Cahaya Ilmu dalam Surah al-‘Alaq
Surah al-‘Alaq merupakan permulaan turunnya wahyu kepada Nabi Muhammad ﷺ. Saat itu beliau berusia empat puluh tahun, sedang menyendiri di Gua Hira, mengasingkan diri dari hiruk pikuk masyarakat Quraisy yang dipenuhi kemusyrikan. Dalam kesunyian itu, Malaikat Jibril datang membawa firman Allah yang pertama: “Iqra’ bismi rabbikalladzi khalaq.” Perintah yang sederhana, namun menyimpan makna yang sangat dalam: bacalah, dengan nama Tuhanmu yang menciptakan.
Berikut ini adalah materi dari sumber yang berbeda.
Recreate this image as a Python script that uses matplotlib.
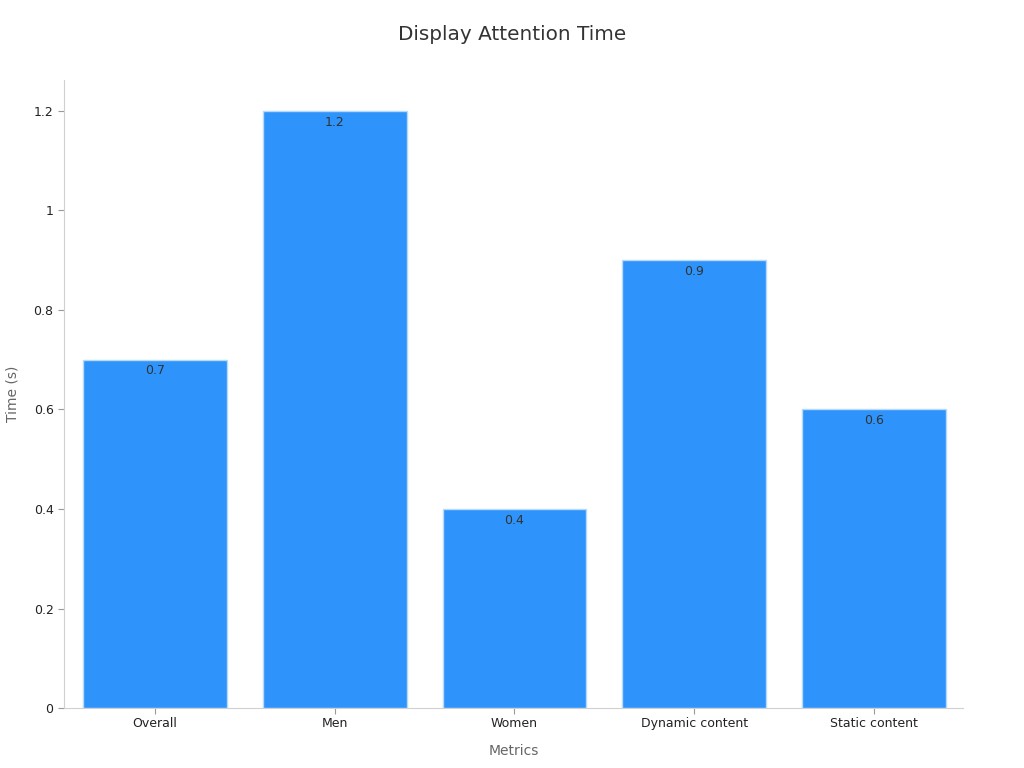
import matplotlib.pyplot as plt
from matplotlib.ticker import FuncFormatter

categories = ['Overall', 'Men', 'Women', 'Dynamic content', 'Static content']
times = [0.7, 1.2, 0.4, 0.9, 0.6]

fig = plt.figure(figsize=(10.24, 7.68), dpi=100)
ax = fig.add_axes([0.0625, 0.078, 0.878, 0.818])

bars = ax.bar(range(len(categories)), times, width=0.8, color='#2E93FA',
              edgecolor='#b5dafc', linewidth=1)

for b, v in zip(bars, times):
    ax.annotate(f'{v:g}', (b.get_x() + b.get_width() / 2, v),
                xytext=(0, -3.5), textcoords='offset points',
                ha='center', va='top', fontsize=9, color='#333333')

ax.set_xlim(-0.505, 4.495)
ax.set_ylim(0, 1.262)
ax.set_xticks(range(len(categories)))
ax.set_xticklabels(categories)
ax.set_yticks([0, 0.2, 0.4, 0.6, 0.8, 1.0, 1.2])
ax.yaxis.set_major_formatter(FuncFormatter(lambda v, p: f'{v:g}'))
ax.tick_params(labelsize=9, colors='#222222')
ax.tick_params(axis='both', color='#999999', length=4)
ax.tick_params(axis='x', pad=2.5)

for s in ['top', 'right']:
    ax.spines[s].set_visible(False)
for s in ['left', 'bottom']:
    ax.spines[s].set_color('#d0d0d0')

ax.set_xlabel('Metrics', fontsize=10, color='#666666', labelpad=10)
ax.set_ylabel('Time (s)', fontsize=10, color='#666666', labelpad=10)
fig.suptitle('Display Attention Time', fontsize=14.4, color='#333333', y=0.968)

fig.savefig('out.png', dpi=100)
Pilihan kata pertama dari wahyu ini menunjukkan bahwa Islam diletakkan di atas fondasi ilmu. Allah tidak memulai risalah-Nya dengan kewajiban shalat, zakat, atau jihad, melainkan dengan dorongan untuk membaca dan belajar. Ini menegaskan bahwa sebelum melangkah pada ibadah yang lain, manusia perlu terlebih dahulu memiliki ilmu yang benar. Tanpa ilmu, ibadah tidak akan sempurna; tanpa ilmu pula, kehidupan sosial tidak akan teratur dengan adil.
Namun, perintah membaca tidak berhenti pada sekadar aktivitas intelektual. Allah menegaskan bahwa membaca harus dilakukan “dengan nama Tuhanmu.” Ilmu yang dipelajari manusia harus selalu terkait dengan keimanan, sehingga tidak melahirkan kesombongan dan penyesatan, tetapi justru menumbuhkan ketundukan kepada Sang Pencipta. Ilmu yang membawa manusia jauh dari Allah hanyalah kesia-siaan, sedangkan ilmu yang mengingatkan manusia pada Allah akan menjadi cahaya yang membimbing jalan hidupnya.
Firman Allah berikutnya berbicara tentang pena: “Yang mengajar manusia dengan pena, mengajar manusia apa yang tidak diketahuinya.” Pena di sini melambangkan peradaban. Dengan pena, ilmu bisa ditulis, disimpan, dan diwariskan. Sejarah Islam membuktikan, peradaban muslim mencapai kejayaannya karena adanya tradisi menulis, mencatat, dan menyebarkan ilmu. Dari pena lahirlah kitab-kitab tafsir, hadis, fiqih, kedokteran, astronomi, dan berbagai bidang pengetahuan yang menjadi cahaya peradaban dunia.
Peristiwa turunnya wahyu pertama juga memperlihatkan metode pendidikan yang penuh kesabaran. Nabi Muhammad ﷺ yang ummi, tidak bisa membaca dan menulis, pada awalnya menjawab Jibril, “Aku tidak bisa membaca.” Namun Jibril tetap membimbing, mengulang perintah, dan mendekap beliau hingga akhirnya Nabi mampu melafalkan ayat-ayat itu. Dari sini kita belajar bahwa proses pendidikan tidak bisa tergesa-gesa. Ia membutuhkan pengulangan, kesabaran, dan kasih sayang dari pendidik, sekaligus kesungguhan dari peserta didik.
Pesan Iqra’ sebenarnya bukan hanya untuk Nabi, melainkan juga untuk seluruh umat manusia. Membaca di sini mencakup membaca ayat-ayat Allah yang tertulis dalam Al-Qur’an, dan juga membaca ayat-ayat Allah yang terbentang dalam alam semesta. Kedua jenis bacaan ini akan mengantarkan manusia pada pemahaman yang utuh tentang hidup dan semakin mengenal kebesaran Allah.
Di zaman modern ini, ilmu berkembang sangat cepat. Teknologi melaju, informasi mudah diakses, dan pengetahuan semakin luas. Namun, kemajuan itu bisa menjadi bumerang bila tidak disertai iman. Ilmu yang tercerabut dari nilai ilahiah berpotensi menghancurkan kemanusiaan itu sendiri. Karena itu, pesan Surah al-‘Alaq tetap relevan: ilmu harus selalu diikat dengan iman, agar ia benar-benar menjadi cahaya, bukan kegelapan.
Surah al-‘Alaq mengajarkan bahwa ilmu adalah pintu kebangkitan umat, pena adalah simbol peradaban, pendidikan membutuhkan kesabaran, dan semua itu harus berakar pada iman. Inilah kunci agar manusia dapat hidup mulia di dunia dan selamat di akhirat.